Review

  • Before the Revolution, Bernardo Bertolucci's second film, is kind of a mess. He was only 22 when he made it, and he must have made it immediately after he finished his first film, Grim Reaper. It's obvious that he's a genius from this film. Like I said, it's kind of a mess, but no more beautiful mess has ever been created in the cinema.

    The story is difficult to follow at times, but it is basically about a young bourgeois man who falls in love with his young aunt. Their relationship is socially unacceptable, so it immediately begins to break apart. As it does, politics rush into the film, confused politics, probably representing Bertolucci's own conflicting feelings at this point. The whole film feels very personal.

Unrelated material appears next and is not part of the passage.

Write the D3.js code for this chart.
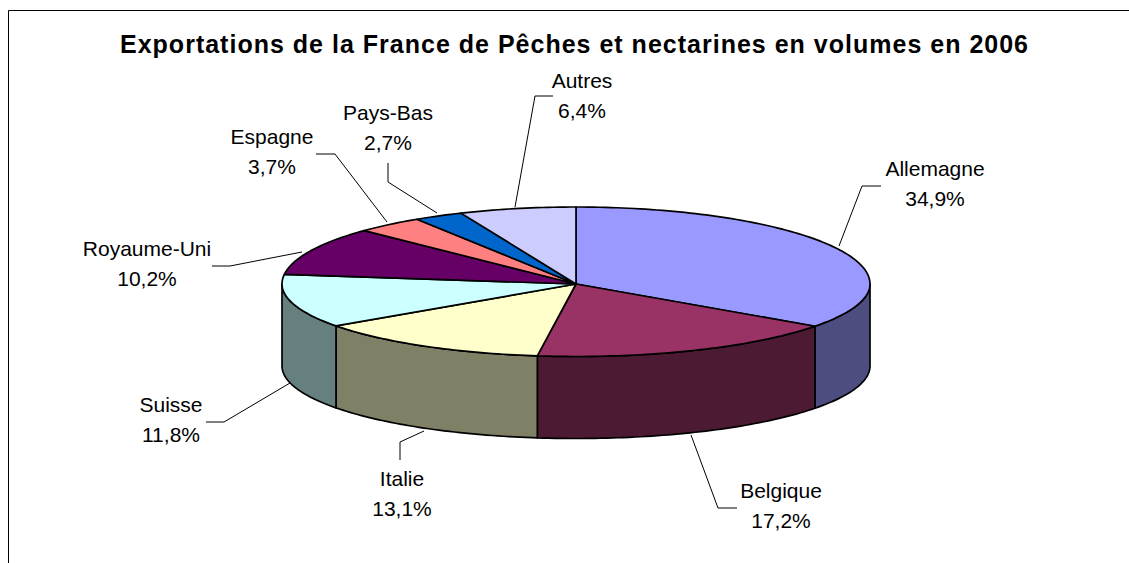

    I don't know. I really didn't catch too much of, well, what's going on. Which sounds bad, but there's a good reason for my missing everything: Bertolucci's direction is breathtaking. It is a nice cross between French New Wave and the Modernist movement that the Italian filmmakers were going through at the time. Bertolucci throws every single cinematic trick into the film that he can fathom. Everything works, though. It's showy, to be sure, but it's never less than one of the most beautiful things I've ever experienced. It never seems less than amazing. The emotions of the film - and they really hit home, even if the story is difficult to follow - are fractured and manic.

    I need to watch Before the Revolution again. I feel, though, that even if I find it completely flawed the second time around, it could be nothing less than the greatest flawed masterpiece ever produced. 10 years after Before the Revolution, Bernardo Bertolucci directed what I consider my third favorite film, Last Tango in Paris. By then, he had perfected his style. I'll be adding another Bertolucci film to my list of favorites tonight.